_What you will do_
Carry none of the pictures over; set down the material below exactly.
____ Supplied information
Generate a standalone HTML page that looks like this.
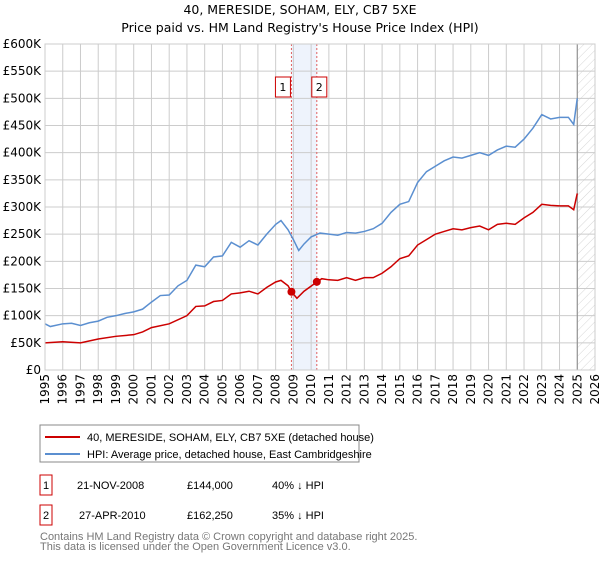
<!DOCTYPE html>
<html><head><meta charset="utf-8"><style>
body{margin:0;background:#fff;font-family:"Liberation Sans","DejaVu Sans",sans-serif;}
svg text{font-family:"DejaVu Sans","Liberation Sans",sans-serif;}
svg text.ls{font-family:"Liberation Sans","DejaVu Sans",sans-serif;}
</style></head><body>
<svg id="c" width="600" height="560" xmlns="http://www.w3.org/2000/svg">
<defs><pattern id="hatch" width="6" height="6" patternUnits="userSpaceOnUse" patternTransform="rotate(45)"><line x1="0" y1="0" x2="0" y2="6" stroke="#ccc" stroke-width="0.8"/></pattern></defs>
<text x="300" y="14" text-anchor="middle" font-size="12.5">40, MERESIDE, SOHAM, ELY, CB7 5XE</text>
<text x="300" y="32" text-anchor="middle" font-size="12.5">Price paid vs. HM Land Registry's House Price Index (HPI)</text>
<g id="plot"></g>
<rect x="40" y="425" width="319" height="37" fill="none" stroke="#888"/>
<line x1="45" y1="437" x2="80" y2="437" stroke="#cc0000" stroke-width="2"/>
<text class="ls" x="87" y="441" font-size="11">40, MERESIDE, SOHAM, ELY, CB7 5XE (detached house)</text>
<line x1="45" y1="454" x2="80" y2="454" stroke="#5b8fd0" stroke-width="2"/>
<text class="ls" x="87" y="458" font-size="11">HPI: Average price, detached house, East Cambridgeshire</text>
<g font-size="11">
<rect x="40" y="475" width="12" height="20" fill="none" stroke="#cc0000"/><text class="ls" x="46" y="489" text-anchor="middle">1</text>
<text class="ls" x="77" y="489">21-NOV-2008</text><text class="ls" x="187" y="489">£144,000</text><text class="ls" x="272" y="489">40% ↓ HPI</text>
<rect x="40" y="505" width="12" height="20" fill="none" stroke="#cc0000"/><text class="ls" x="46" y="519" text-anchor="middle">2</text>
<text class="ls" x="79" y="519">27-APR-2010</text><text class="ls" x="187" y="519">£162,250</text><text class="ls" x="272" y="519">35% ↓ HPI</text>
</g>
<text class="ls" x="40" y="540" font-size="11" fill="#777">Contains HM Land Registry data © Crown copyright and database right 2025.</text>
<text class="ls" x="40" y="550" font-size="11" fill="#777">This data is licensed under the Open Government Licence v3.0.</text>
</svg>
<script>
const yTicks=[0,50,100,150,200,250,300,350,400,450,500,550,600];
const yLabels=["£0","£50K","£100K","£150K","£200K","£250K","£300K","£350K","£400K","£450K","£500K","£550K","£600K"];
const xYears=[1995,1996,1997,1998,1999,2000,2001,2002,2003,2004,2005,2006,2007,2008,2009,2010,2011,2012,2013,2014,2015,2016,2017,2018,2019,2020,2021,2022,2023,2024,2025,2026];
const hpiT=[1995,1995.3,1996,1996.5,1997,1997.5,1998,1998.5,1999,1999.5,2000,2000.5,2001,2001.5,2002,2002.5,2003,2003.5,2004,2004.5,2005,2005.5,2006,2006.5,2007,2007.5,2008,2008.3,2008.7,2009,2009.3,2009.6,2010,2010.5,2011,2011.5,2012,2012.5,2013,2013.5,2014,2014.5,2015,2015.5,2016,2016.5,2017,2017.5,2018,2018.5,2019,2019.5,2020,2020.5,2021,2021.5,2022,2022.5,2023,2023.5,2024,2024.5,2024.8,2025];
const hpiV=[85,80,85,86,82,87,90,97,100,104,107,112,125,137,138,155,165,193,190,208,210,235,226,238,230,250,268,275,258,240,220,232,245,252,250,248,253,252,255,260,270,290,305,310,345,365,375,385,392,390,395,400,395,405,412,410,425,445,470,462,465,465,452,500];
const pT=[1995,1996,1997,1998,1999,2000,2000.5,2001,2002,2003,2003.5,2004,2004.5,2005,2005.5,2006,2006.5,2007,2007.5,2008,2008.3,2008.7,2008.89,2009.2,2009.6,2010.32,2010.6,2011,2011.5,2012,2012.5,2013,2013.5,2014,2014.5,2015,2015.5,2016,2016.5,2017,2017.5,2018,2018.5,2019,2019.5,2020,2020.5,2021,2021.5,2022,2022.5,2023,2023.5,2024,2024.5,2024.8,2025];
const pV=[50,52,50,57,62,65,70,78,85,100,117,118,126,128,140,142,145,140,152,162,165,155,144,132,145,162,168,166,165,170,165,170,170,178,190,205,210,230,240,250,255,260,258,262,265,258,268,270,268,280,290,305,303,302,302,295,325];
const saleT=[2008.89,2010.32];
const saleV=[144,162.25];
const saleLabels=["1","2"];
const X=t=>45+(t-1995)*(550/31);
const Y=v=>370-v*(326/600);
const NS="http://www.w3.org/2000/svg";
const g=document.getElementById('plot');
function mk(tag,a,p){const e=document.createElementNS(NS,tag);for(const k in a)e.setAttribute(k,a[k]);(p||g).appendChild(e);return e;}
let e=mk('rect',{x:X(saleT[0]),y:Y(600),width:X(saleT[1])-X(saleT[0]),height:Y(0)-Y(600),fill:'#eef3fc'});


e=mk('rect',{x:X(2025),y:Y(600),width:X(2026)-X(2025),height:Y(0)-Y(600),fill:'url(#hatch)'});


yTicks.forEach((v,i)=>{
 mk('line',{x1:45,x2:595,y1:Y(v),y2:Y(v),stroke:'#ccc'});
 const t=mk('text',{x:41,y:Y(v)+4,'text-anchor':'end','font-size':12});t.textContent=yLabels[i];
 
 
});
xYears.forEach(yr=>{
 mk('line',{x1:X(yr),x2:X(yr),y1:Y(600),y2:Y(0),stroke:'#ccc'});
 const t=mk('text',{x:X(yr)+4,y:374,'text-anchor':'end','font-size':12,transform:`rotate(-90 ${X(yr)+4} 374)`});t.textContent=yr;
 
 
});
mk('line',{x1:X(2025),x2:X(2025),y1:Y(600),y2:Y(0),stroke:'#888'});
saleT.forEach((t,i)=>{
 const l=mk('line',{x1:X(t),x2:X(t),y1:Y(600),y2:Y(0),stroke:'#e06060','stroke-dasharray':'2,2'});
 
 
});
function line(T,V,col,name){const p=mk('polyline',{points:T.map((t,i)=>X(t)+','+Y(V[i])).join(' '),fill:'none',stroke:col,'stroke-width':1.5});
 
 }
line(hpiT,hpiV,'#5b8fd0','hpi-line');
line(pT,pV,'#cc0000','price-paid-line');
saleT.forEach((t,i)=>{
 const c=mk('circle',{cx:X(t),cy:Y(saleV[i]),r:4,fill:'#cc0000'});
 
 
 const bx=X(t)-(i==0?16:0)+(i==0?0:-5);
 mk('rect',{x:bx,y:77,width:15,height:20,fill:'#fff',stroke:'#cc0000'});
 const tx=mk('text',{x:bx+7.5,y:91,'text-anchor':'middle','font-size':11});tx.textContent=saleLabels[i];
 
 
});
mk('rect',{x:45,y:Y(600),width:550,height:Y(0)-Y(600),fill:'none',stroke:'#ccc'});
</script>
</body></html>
________
_Correct response_
Generate a standalone HTML page that looks like this.
<!DOCTYPE html>
<html><head><meta charset="utf-8"><style>
body{margin:0;background:#fff;font-family:"Liberation Sans","DejaVu Sans",sans-serif;}
svg text{font-family:"DejaVu Sans","Liberation Sans",sans-serif;}
svg text.ls{font-family:"Liberation Sans","DejaVu Sans",sans-serif;}
</style></head><body>
<svg id="c" width="600" height="560" xmlns="http://www.w3.org/2000/svg">
<defs><pattern id="hatch" width="6" height="6" patternUnits="userSpaceOnUse" patternTransform="rotate(45)"><line x1="0" y1="0" x2="0" y2="6" stroke="#ccc" stroke-width="0.8"/></pattern></defs>
<text x="300" y="14" text-anchor="middle" font-size="12.5">40, MERESIDE, SOHAM, ELY, CB7 5XE</text>
<text x="300" y="32" text-anchor="middle" font-size="12.5">Price paid vs. HM Land Registry's House Price Index (HPI)</text>
<g id="plot"></g>
<rect x="40" y="425" width="319" height="37" fill="none" stroke="#888"/>
<line x1="45" y1="437" x2="80" y2="437" stroke="#cc0000" stroke-width="2"/>
<text class="ls" x="87" y="441" font-size="11">40, MERESIDE, SOHAM, ELY, CB7 5XE (detached house)</text>
<line x1="45" y1="454" x2="80" y2="454" stroke="#5b8fd0" stroke-width="2"/>
<text class="ls" x="87" y="458" font-size="11">HPI: Average price, detached house, East Cambridgeshire</text>
<g font-size="11">
<rect x="40" y="475" width="12" height="20" fill="none" stroke="#cc0000"/><text class="ls" x="46" y="489" text-anchor="middle">1</text>
<text class="ls" x="77" y="489">21-NOV-2008</text><text class="ls" x="187" y="489">£144,000</text><text class="ls" x="272" y="489">40% ↓ HPI</text>
<rect x="40" y="505" width="12" height="20" fill="none" stroke="#cc0000"/><text class="ls" x="46" y="519" text-anchor="middle">2</text>
<text class="ls" x="79" y="519">27-APR-2010</text><text class="ls" x="187" y="519">£162,250</text><text class="ls" x="272" y="519">35% ↓ HPI</text>
</g>
<text class="ls" x="40" y="540" font-size="11" fill="#777">Contains HM Land Registry data © Crown copyright and database right 2025.</text>
<text class="ls" x="40" y="550" font-size="11" fill="#777">This data is licensed under the Open Government Licence v3.0.</text>
</svg>
<script>
const yTicks=[0,50,100,150,200,250,300,350,400,450,500,550,600];
const yLabels=["£0","£50K","£100K","£150K","£200K","£250K","£300K","£350K","£400K","£450K","£500K","£550K","£600K"];
const xYears=[1995,1996,1997,1998,1999,2000,2001,2002,2003,2004,2005,2006,2007,2008,2009,2010,2011,2012,2013,2014,2015,2016,2017,2018,2019,2020,2021,2022,2023,2024,2025,2026];
const hpiT=[1995,1995.3,1996,1996.5,1997,1997.5,1998,1998.5,1999,1999.5,2000,2000.5,2001,2001.5,2002,2002.5,2003,2003.5,2004,2004.5,2005,2005.5,2006,2006.5,2007,2007.5,2008,2008.3,2008.7,2009,2009.3,2009.6,2010,2010.5,2011,2011.5,2012,2012.5,2013,2013.5,2014,2014.5,2015,2015.5,2016,2016.5,2017,2017.5,2018,2018.5,2019,2019.5,2020,2020.5,2021,2021.5,2022,2022.5,2023,2023.5,2024,2024.5,2024.8,2025];
const hpiV=[85,80,85,86,82,87,90,97,100,104,107,112,125,137,138,155,165,193,190,208,210,235,226,238,230,250,268,275,258,240,220,232,245,252,250,248,253,252,255,260,270,290,305,310,345,365,375,385,392,390,395,400,395,405,412,410,425,445,470,462,465,465,452,500];
const pT=[1995,1996,1997,1998,1999,2000,2000.5,2001,2002,2003,2003.5,2004,2004.5,2005,2005.5,2006,2006.5,2007,2007.5,2008,2008.3,2008.7,2008.89,2009.2,2009.6,2010.32,2010.6,2011,2011.5,2012,2012.5,2013,2013.5,2014,2014.5,2015,2015.5,2016,2016.5,2017,2017.5,2018,2018.5,2019,2019.5,2020,2020.5,2021,2021.5,2022,2022.5,2023,2023.5,2024,2024.5,2024.8,2025];
const pV=[50,52,50,57,62,65,70,78,85,100,117,118,126,128,140,142,145,140,152,162,165,155,144,132,145,162,168,166,165,170,165,170,170,178,190,205,210,230,240,250,255,260,258,262,265,258,268,270,268,280,290,305,303,302,302,295,325];
const saleT=[2008.89,2010.32];
const saleV=[144,162.25];
const saleLabels=["1","2"];
const X=t=>45+(t-1995)*(550/31);
const Y=v=>370-v*(326/600);
const NS="http://www.w3.org/2000/svg";
const g=document.getElementById('plot');
function mk(tag,a,p){const e=document.createElementNS(NS,tag);for(const k in a)e.setAttribute(k,a[k]);(p||g).appendChild(e);return e;}
let e=mk('rect',{x:X(saleT[0]),y:Y(600),width:X(saleT[1])-X(saleT[0]),height:Y(0)-Y(600),fill:'#eef3fc'});


e=mk('rect',{x:X(2025),y:Y(600),width:X(2026)-X(2025),height:Y(0)-Y(600),fill:'url(#hatch)'});


yTicks.forEach((v,i)=>{
 mk('line',{x1:45,x2:595,y1:Y(v),y2:Y(v),stroke:'#ccc'});
 const t=mk('text',{x:41,y:Y(v)+4,'text-anchor':'end','font-size':12});t.textContent=yLabels[i];
 
 
});
xYears.forEach(yr=>{
 mk('line',{x1:X(yr),x2:X(yr),y1:Y(600),y2:Y(0),stroke:'#ccc'});
 const t=mk('text',{x:X(yr)+4,y:374,'text-anchor':'end','font-size':12,transform:`rotate(-90 ${X(yr)+4} 374)`});t.textContent=yr;
 
 
});
mk('line',{x1:X(2025),x2:X(2025),y1:Y(600),y2:Y(0),stroke:'#888'});
saleT.forEach((t,i)=>{
 const l=mk('line',{x1:X(t),x2:X(t),y1:Y(600),y2:Y(0),stroke:'#e06060','stroke-dasharray':'2,2'});
 
 
});
function line(T,V,col,name){const p=mk('polyline',{points:T.map((t,i)=>X(t)+','+Y(V[i])).join(' '),fill:'none',stroke:col,'stroke-width':1.5});
 
 }
line(hpiT,hpiV,'#5b8fd0','hpi-line');
line(pT,pV,'#cc0000','price-paid-line');
saleT.forEach((t,i)=>{
 const c=mk('circle',{cx:X(t),cy:Y(saleV[i]),r:4,fill:'#cc0000'});
 
 
 const bx=X(t)-(i==0?16:0)+(i==0?0:-5);
 mk('rect',{x:bx,y:77,width:15,height:20,fill:'#fff',stroke:'#cc0000'});
 const tx=mk('text',{x:bx+7.5,y:91,'text-anchor':'middle','font-size':11});tx.textContent=saleLabels[i];
 
 
});
mk('rect',{x:45,y:Y(600),width:550,height:Y(0)-Y(600),fill:'none',stroke:'#ccc'});
</script>
</body></html>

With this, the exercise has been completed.